Requirement:
Your copy of the material below should match it exactly, except that it holds no pictures.

- - - - -

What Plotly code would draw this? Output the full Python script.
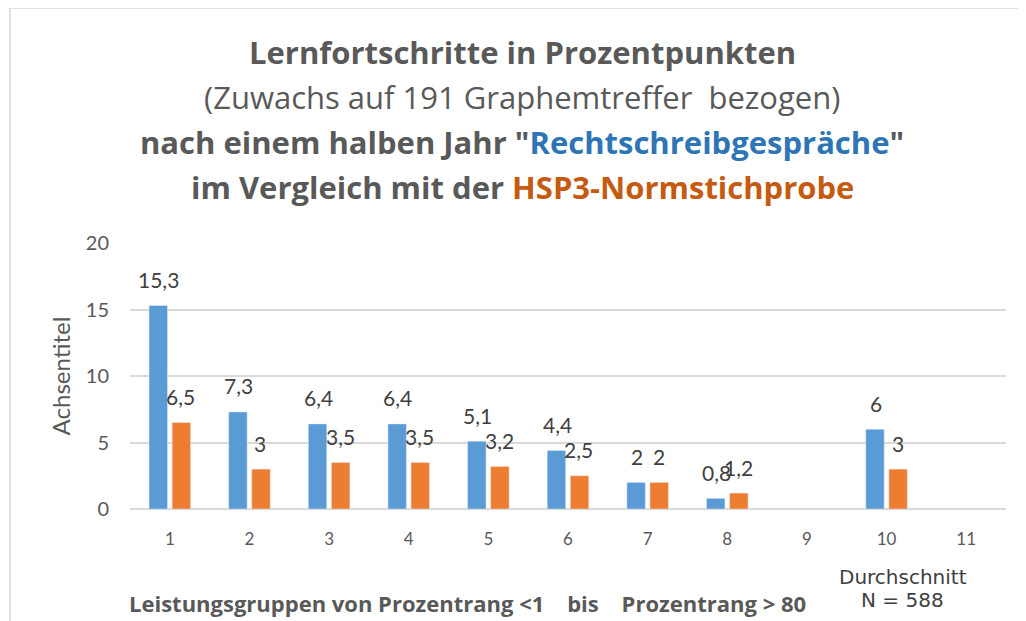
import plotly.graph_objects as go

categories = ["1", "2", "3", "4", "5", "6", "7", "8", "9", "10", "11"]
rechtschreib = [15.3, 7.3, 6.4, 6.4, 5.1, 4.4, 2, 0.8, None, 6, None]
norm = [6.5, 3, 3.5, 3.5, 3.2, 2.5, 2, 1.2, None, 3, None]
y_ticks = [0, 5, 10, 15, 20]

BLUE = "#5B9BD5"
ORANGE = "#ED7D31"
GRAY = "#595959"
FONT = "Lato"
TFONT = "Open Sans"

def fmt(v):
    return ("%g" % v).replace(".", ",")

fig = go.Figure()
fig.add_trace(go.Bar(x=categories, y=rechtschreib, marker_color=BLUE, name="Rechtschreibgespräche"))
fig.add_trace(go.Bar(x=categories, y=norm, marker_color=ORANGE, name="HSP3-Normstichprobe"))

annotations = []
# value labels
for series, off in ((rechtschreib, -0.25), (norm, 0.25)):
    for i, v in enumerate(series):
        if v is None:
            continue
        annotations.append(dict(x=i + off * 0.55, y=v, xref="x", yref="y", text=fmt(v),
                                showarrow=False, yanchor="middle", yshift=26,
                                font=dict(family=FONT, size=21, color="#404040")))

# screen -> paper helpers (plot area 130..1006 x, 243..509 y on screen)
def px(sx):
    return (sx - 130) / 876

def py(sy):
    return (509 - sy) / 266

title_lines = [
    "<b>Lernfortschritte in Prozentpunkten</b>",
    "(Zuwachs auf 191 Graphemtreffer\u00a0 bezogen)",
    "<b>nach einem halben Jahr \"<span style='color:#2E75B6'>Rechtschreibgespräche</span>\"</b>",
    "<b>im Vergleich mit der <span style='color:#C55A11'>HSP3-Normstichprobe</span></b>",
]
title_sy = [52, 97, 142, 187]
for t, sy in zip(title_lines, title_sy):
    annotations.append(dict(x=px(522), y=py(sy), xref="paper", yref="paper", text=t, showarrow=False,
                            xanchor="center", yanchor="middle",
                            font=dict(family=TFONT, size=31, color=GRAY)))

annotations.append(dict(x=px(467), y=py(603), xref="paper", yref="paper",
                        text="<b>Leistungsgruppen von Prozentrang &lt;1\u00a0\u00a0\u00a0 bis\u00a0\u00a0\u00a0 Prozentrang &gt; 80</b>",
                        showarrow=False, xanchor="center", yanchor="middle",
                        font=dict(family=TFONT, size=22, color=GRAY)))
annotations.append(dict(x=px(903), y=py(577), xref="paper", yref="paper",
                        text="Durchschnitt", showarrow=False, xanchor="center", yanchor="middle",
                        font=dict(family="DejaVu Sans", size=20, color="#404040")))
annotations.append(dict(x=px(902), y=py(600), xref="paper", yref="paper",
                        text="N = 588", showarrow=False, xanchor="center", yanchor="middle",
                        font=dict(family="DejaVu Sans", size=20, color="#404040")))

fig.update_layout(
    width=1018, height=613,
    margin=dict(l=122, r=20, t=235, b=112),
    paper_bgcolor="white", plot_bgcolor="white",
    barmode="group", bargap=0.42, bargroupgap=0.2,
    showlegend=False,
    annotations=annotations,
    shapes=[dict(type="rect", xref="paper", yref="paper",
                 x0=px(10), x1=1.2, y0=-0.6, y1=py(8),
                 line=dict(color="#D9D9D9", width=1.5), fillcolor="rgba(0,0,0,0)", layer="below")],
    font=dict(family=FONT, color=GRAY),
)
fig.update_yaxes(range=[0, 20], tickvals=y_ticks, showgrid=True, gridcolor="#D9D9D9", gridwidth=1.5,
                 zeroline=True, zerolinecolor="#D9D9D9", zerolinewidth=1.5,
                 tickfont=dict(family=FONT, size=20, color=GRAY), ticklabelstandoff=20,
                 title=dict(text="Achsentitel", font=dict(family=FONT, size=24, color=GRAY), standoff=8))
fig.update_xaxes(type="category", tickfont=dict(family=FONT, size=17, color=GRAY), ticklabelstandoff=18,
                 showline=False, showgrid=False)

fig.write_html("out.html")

- - - - -

Output:
What Plotly code would draw this? Output the full Python script.
import plotly.graph_objects as go

categories = ["1", "2", "3", "4", "5", "6", "7", "8", "9", "10", "11"]
rechtschreib = [15.3, 7.3, 6.4, 6.4, 5.1, 4.4, 2, 0.8, None, 6, None]
norm = [6.5, 3, 3.5, 3.5, 3.2, 2.5, 2, 1.2, None, 3, None]
y_ticks = [0, 5, 10, 15, 20]

BLUE = "#5B9BD5"
ORANGE = "#ED7D31"
GRAY = "#595959"
FONT = "Lato"
TFONT = "Open Sans"

def fmt(v):
    return ("%g" % v).replace(".", ",")

fig = go.Figure()
fig.add_trace(go.Bar(x=categories, y=rechtschreib, marker_color=BLUE, name="Rechtschreibgespräche"))
fig.add_trace(go.Bar(x=categories, y=norm, marker_color=ORANGE, name="HSP3-Normstichprobe"))

annotations = []
# value labels
for series, off in ((rechtschreib, -0.25), (norm, 0.25)):
    for i, v in enumerate(series):
        if v is None:
            continue
        annotations.append(dict(x=i + off * 0.55, y=v, xref="x", yref="y", text=fmt(v),
                                showarrow=False, yanchor="middle", yshift=26,
                                font=dict(family=FONT, size=21, color="#404040")))

# screen -> paper helpers (plot area 130..1006 x, 243..509 y on screen)
def px(sx):
    return (sx - 130) / 876

def py(sy):
    return (509 - sy) / 266

title_lines = [
    "<b>Lernfortschritte in Prozentpunkten</b>",
    "(Zuwachs auf 191 Graphemtreffer\u00a0 bezogen)",
    "<b>nach einem halben Jahr \"<span style='color:#2E75B6'>Rechtschreibgespräche</span>\"</b>",
    "<b>im Vergleich mit der <span style='color:#C55A11'>HSP3-Normstichprobe</span></b>",
]
title_sy = [52, 97, 142, 187]
for t, sy in zip(title_lines, title_sy):
    annotations.append(dict(x=px(522), y=py(sy), xref="paper", yref="paper", text=t, showarrow=False,
                            xanchor="center", yanchor="middle",
                            font=dict(family=TFONT, size=31, color=GRAY)))

annotations.append(dict(x=px(467), y=py(603), xref="paper", yref="paper",
                        text="<b>Leistungsgruppen von Prozentrang &lt;1\u00a0\u00a0\u00a0 bis\u00a0\u00a0\u00a0 Prozentrang &gt; 80</b>",
                        showarrow=False, xanchor="center", yanchor="middle",
                        font=dict(family=TFONT, size=22, color=GRAY)))
annotations.append(dict(x=px(903), y=py(577), xref="paper", yref="paper",
                        text="Durchschnitt", showarrow=False, xanchor="center", yanchor="middle",
                        font=dict(family="DejaVu Sans", size=20, color="#404040")))
annotations.append(dict(x=px(902), y=py(600), xref="paper", yref="paper",
                        text="N = 588", showarrow=False, xanchor="center", yanchor="middle",
                        font=dict(family="DejaVu Sans", size=20, color="#404040")))

fig.update_layout(
    width=1018, height=613,
    margin=dict(l=122, r=20, t=235, b=112),
    paper_bgcolor="white", plot_bgcolor="white",
    barmode="group", bargap=0.42, bargroupgap=0.2,
    showlegend=False,
    annotations=annotations,
    shapes=[dict(type="rect", xref="paper", yref="paper",
                 x0=px(10), x1=1.2, y0=-0.6, y1=py(8),
                 line=dict(color="#D9D9D9", width=1.5), fillcolor="rgba(0,0,0,0)", layer="below")],
    font=dict(family=FONT, color=GRAY),
)
fig.update_yaxes(range=[0, 20], tickvals=y_ticks, showgrid=True, gridcolor="#D9D9D9", gridwidth=1.5,
                 zeroline=True, zerolinecolor="#D9D9D9", zerolinewidth=1.5,
                 tickfont=dict(family=FONT, size=20, color=GRAY), ticklabelstandoff=20,
                 title=dict(text="Achsentitel", font=dict(family=FONT, size=24, color=GRAY), standoff=8))
fig.update_xaxes(type="category", tickfont=dict(family=FONT, size=17, color=GRAY), ticklabelstandoff=18,
                 showline=False, showgrid=False)

fig.write_html("out.html")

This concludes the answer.